In a classified cable titled IMF TEAM LEADER DECLARES ECONOMY DIRE; GONO “WORLD’S WORST CENTRAL BANKER — BY FAR”, IMF Article IV Mission Chief Sharmini Coorey told US Embassy Charge d’Affaires Eric Schultz that the government’s penchant to resort to printing to cover the financial deficit was fuelling inflation.
The two met on December 15 2006 where Coorey briefed the US Embassy on Zimbabwe’s economic collapse, which she described as the worst ever and one not caused by war or natural disaster. Coorey said the pressure on the Reserve Bank of Zimbabwe (RBZ) would be to print ever more currency to extract an inflation tax-seignorage from the ever smaller amount of the monetary base held in the formal sector.
“Because of this gross economic mismanagement, Coorey termed Gono the world’s worst central banker by far,” the cable said.

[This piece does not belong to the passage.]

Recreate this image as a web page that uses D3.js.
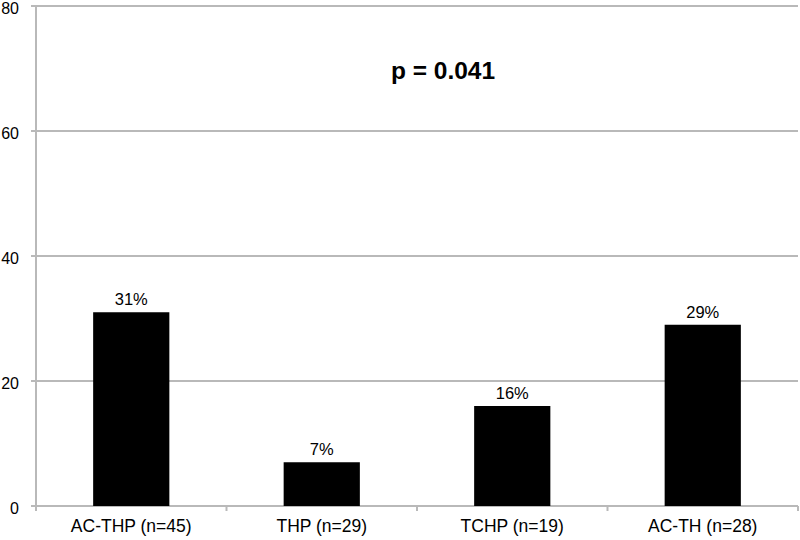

Coorey told Schultz, Gono was known in IMF circles as the only central banker in the world who liked to print money. “The IMF team had attempted to explain the risks of ballooning central bank debt to Gono, but Coorey said he appeared indifferent to the risks, much less the solutions,” the cable said. “She noted that Gono seemed to see his role as more of a development banker, who could fix problems piecemeal, garnering goodwill by handing out money at a whim to increase his personal standing.”
Gono has in the past defended his quasi-fiscal activities saying it was a response to an extraordinary situation.
The quasi-fiscal activities were only stopped in the amended RBZ legislation which removed a clause which directed the central bank to meet critical nation needs such as funding agriculture and financing elections.
In the old Act, the Ministry of Finance would write a letter to RBZ instructing the institutions to make funds available for national projects. In a comment following the meeting, Schultz wrote that “Coorey’s report to the board seems unlikely to pull any punches and should, as she suggested, strengthen our hand in arguing for conditions to be attached to restoration of voting rights.”
“It may only be symbolic, but symbols matter in this context, especially given Mugabe’s (President Robert Mugabe) apparent intention to extend his term in office and Gono’s rise to political prominence in his own right,” the cable said.